The Brain of the Operation: Processing and Software
None of this hardware would function without the powerful software that acts as the conductor of this technological orchestra. The software has several critical jobs:
- Rendering: Generating two separate, high-resolution, high-frame-rate (typically 90Hz or higher) images for the left and right eyes. This requires immense graphical processing power to avoid latency.
- Warping and Correction: The image rendered by the computer is a distorted version of the final picture. The software pre-distorts it, knowing that the headset's lenses will then "un-distort" it, resulting in a correct and clear image for the user. This compensates for the optical distortion inherent in the lenses.
- Sensor Fusion: Taking the constant, high-speed data streams from all the sensors (gyros, accelerometers, cameras) and combining them into a single, rock-solid and accurate prediction of head position and orientation.

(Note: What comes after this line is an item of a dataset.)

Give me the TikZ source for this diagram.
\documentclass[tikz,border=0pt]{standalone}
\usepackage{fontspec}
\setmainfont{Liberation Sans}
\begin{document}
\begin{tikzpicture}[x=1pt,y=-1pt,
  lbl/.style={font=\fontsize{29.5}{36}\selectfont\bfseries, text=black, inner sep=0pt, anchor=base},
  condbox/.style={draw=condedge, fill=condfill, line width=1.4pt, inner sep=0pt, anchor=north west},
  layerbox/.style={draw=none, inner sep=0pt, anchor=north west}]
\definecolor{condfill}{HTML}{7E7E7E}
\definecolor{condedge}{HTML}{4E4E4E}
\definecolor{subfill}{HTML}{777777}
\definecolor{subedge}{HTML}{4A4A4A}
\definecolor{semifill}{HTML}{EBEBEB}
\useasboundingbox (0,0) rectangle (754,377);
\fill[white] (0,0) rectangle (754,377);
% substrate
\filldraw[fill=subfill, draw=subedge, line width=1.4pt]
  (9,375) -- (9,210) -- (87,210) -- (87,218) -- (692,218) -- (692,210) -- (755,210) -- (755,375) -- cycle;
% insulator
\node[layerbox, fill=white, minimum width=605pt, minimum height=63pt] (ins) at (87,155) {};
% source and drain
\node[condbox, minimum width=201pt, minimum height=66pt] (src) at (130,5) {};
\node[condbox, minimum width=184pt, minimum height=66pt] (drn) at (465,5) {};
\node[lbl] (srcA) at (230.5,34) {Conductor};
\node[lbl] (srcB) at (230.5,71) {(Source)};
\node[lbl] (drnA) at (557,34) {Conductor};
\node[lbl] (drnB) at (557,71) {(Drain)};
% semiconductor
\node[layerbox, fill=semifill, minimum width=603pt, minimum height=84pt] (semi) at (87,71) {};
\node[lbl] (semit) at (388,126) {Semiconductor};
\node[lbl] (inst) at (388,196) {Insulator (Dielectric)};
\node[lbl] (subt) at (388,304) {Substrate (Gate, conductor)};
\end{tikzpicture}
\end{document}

- Latency Mitigation: Employing techniques like Asynchronous Timewarp and Spacewarp. If the system detects that a frame is going to be rendered late, it can subtly adjust the already-rendered image from the previous frame to match your latest head position, effectively hiding the lag and maintaining smoothness, which is crucial for comfort.
Challenges and The Future of Perception
Despite the incredible technology, challenges remain. The vergence-accommodation conflict is a key one. In the real world, when you look at a close object, your eyes converge (turn inward) and your lenses accommodate (focus). In VR, your eyes converge on a virtual object at a certain depth, but they must always accommodate to focus on the fixed-distance physical screen. This disconnect can cause eye strain for some users. Future solutions include varifocal displays that can physically move screens or use liquid crystal lenses to adjust focal depth dynamically. Light field technology, which replicates the way light rays behave in the real world, promises an even more natural and comfortable visual experience by solving this conflict entirely.
The next time you witness a dinosaur roar in your face or paint in three-dimensional space, you'll appreciate the immense technological ballet happening in real-time. It's a symphony of optics, mechanics, and code, all working in perfect harmony to achieve one goal: to convince you, utterly and completely, that you are there. This isn't just about games or entertainment; it's a fundamental reimagining of human-computer interaction, a new medium limited only by the creativity of its creators and the continuing evolution of the hardware that makes it all possible. The line between the digital and the physical is not just blurring—it's being systematically and brilliantly erased.